FJ : La littérature haïtienne évolue avec assurance, vu que nous avons des auteurs extraordinaires qui produisent des romans époustouflants. Je ne peux pas dire si elle est meilleure, mais elle tient le cours et elle traverse les océans aussi pour annoncer aux autres qu’elle est là.
BL : Quels sont vos rapports avec l’histoire de l’esclavage et de la traite négrière dont on évoque l’abolition ces jours-ci ?
FJ : Je pense que les questions d’esclavage et de traite négrière continuent malheureusement à nous poursuivre de par les générations, vu que la colonisation nous a tous lésés d’une manière ou d’une autre. Aujourd’hui même il y a des communautés dans lesquelles l’esclavage se continue sous forme de servitude, et je dirais même, comme aux USA, que l’esclavage n’a jamais vraiment été tout à fait aboli, mais a simplement évolué (propos suggérés par l’homme de droit et auteur Bryan Stevenson, qui s’adonne à l’étude du problème chronique de l’emprisonnement des noirs et du système d’incarcération).

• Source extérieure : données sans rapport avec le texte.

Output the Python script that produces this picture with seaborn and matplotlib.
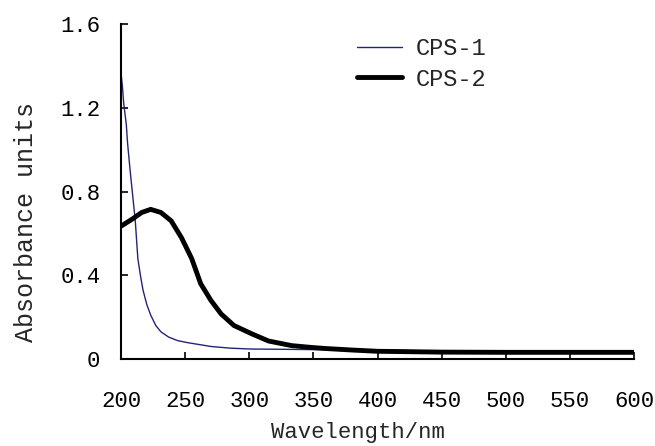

Alors, je porte attention à ces nouvelles formes, et je me demande comment redoubler nos efforts pour éliminer ces pratiques pour assurer notre prospérité à travers toute la diaspora.
BL : Comment définissez-vous le féminisme ?
FJ : Ma définition du mot féminisme, c’est que c’est un mouvement qui tient à donner les femmes le pouvoir de se définir et de prendre en charge leur propre avenir sans interférence ni dictature des autres, un mouvement qui établit l’égalité et le respect. Le féminisme n’est pas pareil partout, il est différent en ce qui a attrait au pays d’origine de la femme, à sa culture, ses traditions, etc. Mais ma croyance c’est que le féminisme est pour nous tous, les hommes compris, qu’ils partagent avec les femmes et reconnaissent leur humanité et leur potentiel. Qu’ils nous soutiennent et se battent pour nous et avec nous.
BL : Quels sont vos rapports avec le Benin, terre natale de Toussaint Louverture ?
FJ : Les Haïtiens on tendance à vénérer le Bénin comme leur terre d’origine, vu que la traite des esclaves avait arraché plusieurs ancêtres de Dahomey. Beaucoup d’Haïtiens se voient comme des descendants du Bénin. J’ai toujours gardé un désir de visiter ce pays et de fouler cette terre de nos ancêtres, donc j’y arriverai sans doute bientôt.
BL : On ne peut être haïtien sans raviver la mémoire de Toussaint Louverture et de Makadan. Quelle comparaison faites-vous de ces deux destins?
FJ : C’est une bonne question parce que comme les deux frères Raymond et Nicolas, Toussaint Louverture et Mackandal (je crois que vous voulez parler de FrancoisMackandal ?) sont de deux personnalités différentes, deux caractères différents. Toussaint a su manipuler les circonstances à son avantage en passant par les tactiques militaires de la France, et Mackandal était plutôt un savant qui connaissait bien la terre, les herbes, les traditions d’Afrique qui lui ont permit de libérer les esclaves avec la force des ancêtres. Je pense qu’ils ont tous les deux achevé leur destin de libérateurs de leur propre façon. Et pour cela ils resteront toujours des héros pour tous.
BL : Votre mot de la fin
FJ : C’est pour moi un honneur de finalement avoir mes mots en lecture en Afrique, spécifiquement au Bénin. C’est un rêve devenu réalité et j’ai hâte d’écrire encore plus pour cette raison, pour que mon lectorat compte plus de frères et sœurs d’Afrique.